_Written instruction_. Can you set down, exactly as they appear below, the lines from the opening of the material through the one bearing "gmax_box = [13.2, 20.1, 25.1, 27.6, 35.6]", minus the pictures?

_Supplied information_.
----

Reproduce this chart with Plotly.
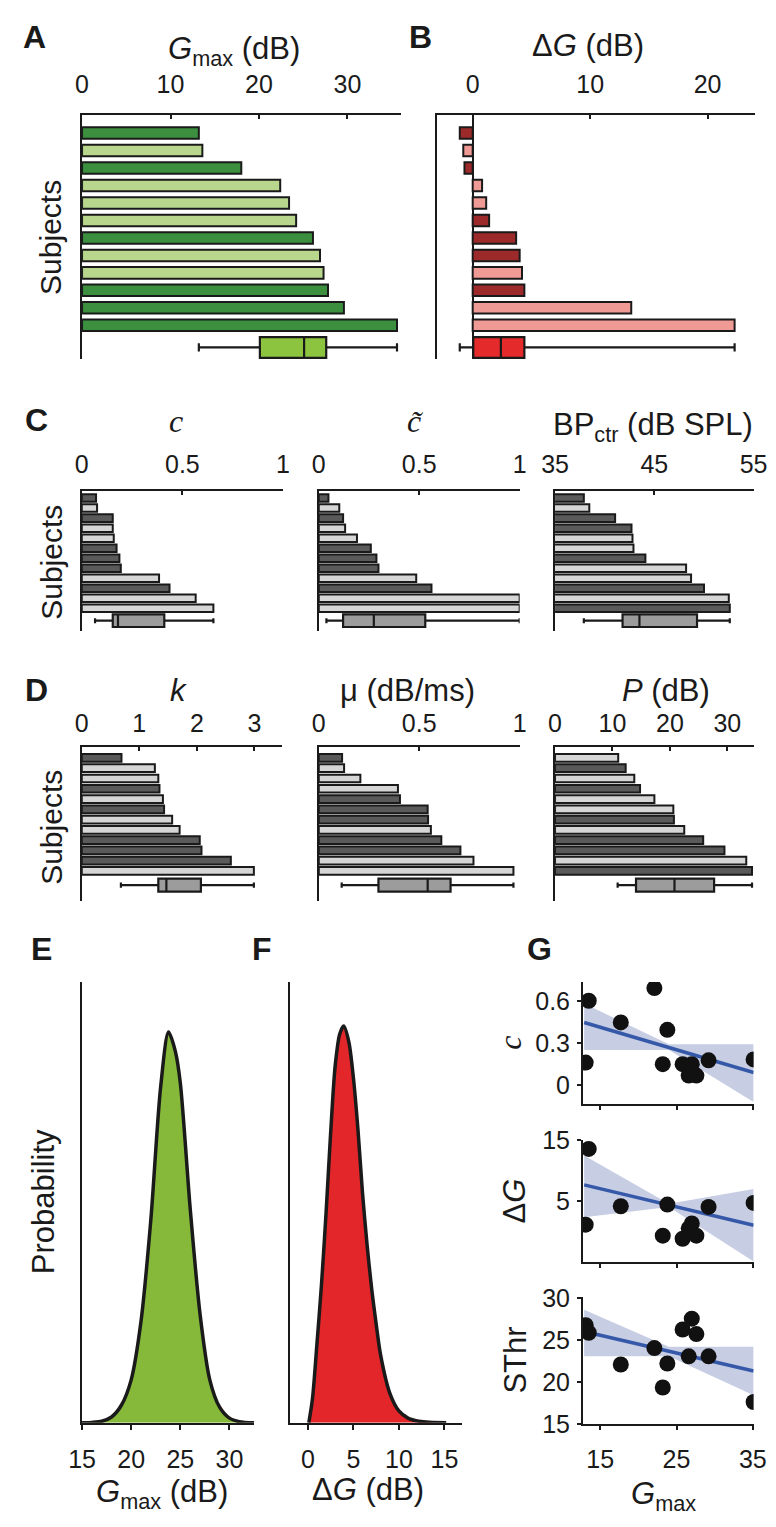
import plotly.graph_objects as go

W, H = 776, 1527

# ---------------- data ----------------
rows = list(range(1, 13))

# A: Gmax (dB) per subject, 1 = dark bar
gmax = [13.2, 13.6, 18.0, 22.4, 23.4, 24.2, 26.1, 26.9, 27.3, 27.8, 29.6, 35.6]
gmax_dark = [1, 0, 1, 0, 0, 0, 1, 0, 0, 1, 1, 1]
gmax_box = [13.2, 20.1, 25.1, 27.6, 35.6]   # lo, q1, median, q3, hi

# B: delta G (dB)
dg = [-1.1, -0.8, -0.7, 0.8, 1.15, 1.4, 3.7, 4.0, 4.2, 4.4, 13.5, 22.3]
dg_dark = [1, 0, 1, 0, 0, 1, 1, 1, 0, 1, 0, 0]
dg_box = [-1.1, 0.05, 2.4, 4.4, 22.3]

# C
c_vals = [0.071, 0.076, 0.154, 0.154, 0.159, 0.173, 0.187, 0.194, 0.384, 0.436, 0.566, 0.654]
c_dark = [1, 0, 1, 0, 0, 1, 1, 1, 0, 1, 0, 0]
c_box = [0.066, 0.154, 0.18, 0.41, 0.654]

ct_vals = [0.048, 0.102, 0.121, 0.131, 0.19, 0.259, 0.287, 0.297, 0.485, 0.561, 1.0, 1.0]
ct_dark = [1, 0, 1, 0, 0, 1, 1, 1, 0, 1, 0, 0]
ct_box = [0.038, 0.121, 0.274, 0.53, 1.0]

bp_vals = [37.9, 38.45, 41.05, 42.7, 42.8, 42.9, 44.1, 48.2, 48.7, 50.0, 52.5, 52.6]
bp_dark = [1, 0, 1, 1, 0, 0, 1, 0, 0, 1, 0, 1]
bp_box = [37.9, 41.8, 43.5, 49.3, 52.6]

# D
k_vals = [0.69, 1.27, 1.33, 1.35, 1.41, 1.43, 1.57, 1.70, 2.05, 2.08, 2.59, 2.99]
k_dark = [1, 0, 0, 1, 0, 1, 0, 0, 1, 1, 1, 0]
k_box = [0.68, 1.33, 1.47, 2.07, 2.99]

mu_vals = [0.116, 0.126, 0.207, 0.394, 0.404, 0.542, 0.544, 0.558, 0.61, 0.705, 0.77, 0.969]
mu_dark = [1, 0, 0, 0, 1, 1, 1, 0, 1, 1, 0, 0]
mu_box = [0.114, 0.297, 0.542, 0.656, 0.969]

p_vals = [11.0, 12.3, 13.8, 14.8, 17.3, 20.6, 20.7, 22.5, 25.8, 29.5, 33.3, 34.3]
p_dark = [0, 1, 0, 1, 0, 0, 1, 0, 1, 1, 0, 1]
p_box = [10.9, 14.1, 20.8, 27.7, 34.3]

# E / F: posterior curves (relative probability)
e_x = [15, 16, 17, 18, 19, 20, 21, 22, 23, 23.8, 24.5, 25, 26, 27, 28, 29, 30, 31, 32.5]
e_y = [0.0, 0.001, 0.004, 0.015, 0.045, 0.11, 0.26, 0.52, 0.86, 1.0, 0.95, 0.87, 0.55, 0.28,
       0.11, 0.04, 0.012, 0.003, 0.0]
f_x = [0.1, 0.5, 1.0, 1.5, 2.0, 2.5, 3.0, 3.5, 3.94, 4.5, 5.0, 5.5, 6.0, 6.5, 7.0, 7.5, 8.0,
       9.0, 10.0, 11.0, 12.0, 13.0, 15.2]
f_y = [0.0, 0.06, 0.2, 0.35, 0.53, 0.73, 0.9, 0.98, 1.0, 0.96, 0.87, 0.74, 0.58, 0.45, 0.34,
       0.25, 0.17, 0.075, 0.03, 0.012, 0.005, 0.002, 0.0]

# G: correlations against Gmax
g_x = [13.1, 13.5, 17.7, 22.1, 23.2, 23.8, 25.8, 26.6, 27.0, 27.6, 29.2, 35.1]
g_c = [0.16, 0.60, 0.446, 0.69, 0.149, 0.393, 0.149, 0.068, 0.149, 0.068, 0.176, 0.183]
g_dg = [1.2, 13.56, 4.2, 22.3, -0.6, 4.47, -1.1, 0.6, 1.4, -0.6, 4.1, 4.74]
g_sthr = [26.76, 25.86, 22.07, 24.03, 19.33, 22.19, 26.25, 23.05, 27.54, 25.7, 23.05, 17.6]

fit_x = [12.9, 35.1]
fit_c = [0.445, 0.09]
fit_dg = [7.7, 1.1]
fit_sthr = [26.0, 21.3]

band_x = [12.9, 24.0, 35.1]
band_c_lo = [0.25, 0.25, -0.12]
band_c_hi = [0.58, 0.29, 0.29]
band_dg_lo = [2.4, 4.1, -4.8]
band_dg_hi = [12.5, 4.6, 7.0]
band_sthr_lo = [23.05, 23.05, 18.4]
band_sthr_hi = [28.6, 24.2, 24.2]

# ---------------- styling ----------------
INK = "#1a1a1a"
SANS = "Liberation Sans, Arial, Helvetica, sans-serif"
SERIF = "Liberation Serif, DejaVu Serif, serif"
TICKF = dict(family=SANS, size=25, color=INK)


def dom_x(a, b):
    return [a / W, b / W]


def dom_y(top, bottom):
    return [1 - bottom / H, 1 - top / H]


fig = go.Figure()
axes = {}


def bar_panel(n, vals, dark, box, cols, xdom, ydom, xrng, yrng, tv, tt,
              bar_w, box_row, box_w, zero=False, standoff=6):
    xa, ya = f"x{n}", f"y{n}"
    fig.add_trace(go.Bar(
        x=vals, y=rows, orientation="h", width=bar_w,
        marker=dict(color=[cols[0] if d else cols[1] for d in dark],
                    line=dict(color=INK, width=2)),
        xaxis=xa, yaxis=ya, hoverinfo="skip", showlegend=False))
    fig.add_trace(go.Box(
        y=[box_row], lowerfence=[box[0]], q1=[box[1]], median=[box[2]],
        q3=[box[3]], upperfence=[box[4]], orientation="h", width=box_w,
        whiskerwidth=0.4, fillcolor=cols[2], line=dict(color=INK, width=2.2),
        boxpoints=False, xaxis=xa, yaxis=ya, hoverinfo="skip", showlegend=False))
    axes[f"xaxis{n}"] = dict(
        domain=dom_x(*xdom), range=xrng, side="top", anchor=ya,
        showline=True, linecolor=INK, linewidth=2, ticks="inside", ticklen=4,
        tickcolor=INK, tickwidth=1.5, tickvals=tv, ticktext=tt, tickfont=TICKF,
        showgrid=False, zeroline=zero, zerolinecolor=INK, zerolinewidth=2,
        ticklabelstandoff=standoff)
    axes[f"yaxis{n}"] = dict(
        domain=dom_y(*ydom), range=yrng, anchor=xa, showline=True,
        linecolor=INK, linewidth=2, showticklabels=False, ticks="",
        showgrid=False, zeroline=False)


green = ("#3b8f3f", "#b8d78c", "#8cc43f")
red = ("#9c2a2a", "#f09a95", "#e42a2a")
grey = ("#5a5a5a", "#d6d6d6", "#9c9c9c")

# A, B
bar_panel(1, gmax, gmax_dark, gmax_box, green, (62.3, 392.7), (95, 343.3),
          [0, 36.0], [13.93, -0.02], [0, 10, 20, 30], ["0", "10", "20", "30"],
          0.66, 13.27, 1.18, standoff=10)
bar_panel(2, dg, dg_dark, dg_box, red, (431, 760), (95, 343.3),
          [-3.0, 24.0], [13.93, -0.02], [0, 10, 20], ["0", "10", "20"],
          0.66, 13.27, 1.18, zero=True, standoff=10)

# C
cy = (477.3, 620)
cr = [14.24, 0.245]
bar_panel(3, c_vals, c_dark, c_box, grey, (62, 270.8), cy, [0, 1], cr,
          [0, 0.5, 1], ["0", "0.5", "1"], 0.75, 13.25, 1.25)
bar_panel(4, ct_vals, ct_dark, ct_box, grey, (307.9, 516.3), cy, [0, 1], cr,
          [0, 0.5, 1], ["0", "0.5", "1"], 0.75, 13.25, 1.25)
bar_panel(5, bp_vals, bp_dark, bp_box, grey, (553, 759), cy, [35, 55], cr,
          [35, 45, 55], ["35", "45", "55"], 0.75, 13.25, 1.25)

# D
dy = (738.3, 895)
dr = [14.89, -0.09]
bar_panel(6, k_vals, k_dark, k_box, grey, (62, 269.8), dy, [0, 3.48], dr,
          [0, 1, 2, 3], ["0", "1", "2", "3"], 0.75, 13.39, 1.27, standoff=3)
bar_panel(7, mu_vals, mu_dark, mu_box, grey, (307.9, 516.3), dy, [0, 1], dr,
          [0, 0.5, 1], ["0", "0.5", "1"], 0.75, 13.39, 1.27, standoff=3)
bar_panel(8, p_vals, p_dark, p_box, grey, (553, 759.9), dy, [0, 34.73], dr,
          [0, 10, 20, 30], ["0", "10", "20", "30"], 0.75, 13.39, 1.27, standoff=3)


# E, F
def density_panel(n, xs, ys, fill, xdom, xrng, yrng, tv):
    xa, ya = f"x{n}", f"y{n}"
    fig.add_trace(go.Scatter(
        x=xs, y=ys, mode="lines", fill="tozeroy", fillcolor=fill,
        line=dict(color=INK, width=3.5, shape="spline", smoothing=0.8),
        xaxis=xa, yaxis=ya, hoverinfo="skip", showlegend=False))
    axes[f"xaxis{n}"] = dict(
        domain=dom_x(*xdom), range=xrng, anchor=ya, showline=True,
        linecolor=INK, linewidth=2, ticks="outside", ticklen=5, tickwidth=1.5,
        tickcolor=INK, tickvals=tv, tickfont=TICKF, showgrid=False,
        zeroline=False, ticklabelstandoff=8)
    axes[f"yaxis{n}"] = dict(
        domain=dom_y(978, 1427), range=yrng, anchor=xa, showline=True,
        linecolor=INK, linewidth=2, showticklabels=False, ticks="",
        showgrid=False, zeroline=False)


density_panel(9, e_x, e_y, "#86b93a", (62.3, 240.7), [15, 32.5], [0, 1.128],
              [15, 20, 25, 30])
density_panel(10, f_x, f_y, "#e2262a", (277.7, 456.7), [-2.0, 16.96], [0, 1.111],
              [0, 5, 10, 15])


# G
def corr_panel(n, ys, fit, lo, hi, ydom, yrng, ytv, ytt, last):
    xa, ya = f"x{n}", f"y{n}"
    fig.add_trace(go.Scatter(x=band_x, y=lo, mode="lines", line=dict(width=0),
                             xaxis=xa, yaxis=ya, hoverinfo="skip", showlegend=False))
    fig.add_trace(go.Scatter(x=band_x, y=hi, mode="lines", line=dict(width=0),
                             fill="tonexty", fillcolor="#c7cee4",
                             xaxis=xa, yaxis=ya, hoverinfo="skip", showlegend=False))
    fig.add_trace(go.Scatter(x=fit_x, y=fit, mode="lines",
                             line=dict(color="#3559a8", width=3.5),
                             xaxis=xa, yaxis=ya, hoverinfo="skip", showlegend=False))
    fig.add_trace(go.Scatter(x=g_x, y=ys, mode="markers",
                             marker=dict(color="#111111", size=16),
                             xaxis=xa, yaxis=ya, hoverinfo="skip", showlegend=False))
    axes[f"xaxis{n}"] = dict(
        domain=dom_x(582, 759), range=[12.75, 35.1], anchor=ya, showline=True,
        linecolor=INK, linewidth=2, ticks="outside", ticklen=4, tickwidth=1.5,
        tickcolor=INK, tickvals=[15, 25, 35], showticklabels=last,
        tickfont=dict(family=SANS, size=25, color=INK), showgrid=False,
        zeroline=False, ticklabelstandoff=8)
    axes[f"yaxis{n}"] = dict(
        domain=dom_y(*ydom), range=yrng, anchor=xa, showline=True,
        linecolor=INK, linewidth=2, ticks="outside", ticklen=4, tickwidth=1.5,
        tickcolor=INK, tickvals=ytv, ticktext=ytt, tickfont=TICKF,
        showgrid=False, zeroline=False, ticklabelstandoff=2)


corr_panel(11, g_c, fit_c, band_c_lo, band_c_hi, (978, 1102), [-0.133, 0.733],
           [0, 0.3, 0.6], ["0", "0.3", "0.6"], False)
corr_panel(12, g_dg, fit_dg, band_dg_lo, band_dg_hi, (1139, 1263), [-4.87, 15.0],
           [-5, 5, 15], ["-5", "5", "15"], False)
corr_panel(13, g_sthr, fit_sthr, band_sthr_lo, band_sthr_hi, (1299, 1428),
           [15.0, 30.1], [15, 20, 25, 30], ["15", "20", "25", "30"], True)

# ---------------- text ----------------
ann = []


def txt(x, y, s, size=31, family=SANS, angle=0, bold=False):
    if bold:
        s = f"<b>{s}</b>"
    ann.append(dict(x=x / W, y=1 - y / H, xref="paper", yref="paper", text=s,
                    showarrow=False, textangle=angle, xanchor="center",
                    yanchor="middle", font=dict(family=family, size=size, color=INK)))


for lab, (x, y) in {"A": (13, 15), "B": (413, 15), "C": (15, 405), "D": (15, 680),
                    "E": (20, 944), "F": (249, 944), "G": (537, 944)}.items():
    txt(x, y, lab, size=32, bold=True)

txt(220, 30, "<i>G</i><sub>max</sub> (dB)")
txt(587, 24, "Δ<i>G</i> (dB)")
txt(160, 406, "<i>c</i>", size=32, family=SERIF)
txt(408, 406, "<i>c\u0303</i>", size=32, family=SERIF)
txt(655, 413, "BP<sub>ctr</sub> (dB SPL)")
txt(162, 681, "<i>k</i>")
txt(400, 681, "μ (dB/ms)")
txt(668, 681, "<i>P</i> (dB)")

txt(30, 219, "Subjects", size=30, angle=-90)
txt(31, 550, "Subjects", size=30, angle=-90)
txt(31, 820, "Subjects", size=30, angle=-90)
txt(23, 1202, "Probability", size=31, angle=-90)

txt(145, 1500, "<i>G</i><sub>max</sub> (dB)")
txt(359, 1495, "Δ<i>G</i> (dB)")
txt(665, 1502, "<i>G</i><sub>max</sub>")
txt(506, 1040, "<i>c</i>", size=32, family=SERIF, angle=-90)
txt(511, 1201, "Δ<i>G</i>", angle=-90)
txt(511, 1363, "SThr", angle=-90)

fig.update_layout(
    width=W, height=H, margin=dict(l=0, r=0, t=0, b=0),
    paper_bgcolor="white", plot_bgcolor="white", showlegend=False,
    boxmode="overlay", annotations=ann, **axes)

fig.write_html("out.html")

----

_Response to the task_.
Reproduce this chart with Plotly.
import plotly.graph_objects as go

W, H = 776, 1527

# ---------------- data ----------------
rows = list(range(1, 13))

# A: Gmax (dB) per subject, 1 = dark bar
gmax = [13.2, 13.6, 18.0, 22.4, 23.4, 24.2, 26.1, 26.9, 27.3, 27.8, 29.6, 35.6]
gmax_dark = [1, 0, 1, 0, 0, 0, 1, 0, 0, 1, 1, 1]
gmax_box = [13.2, 20.1, 25.1, 27.6, 35.6]   # lo, q1, median, q3, hi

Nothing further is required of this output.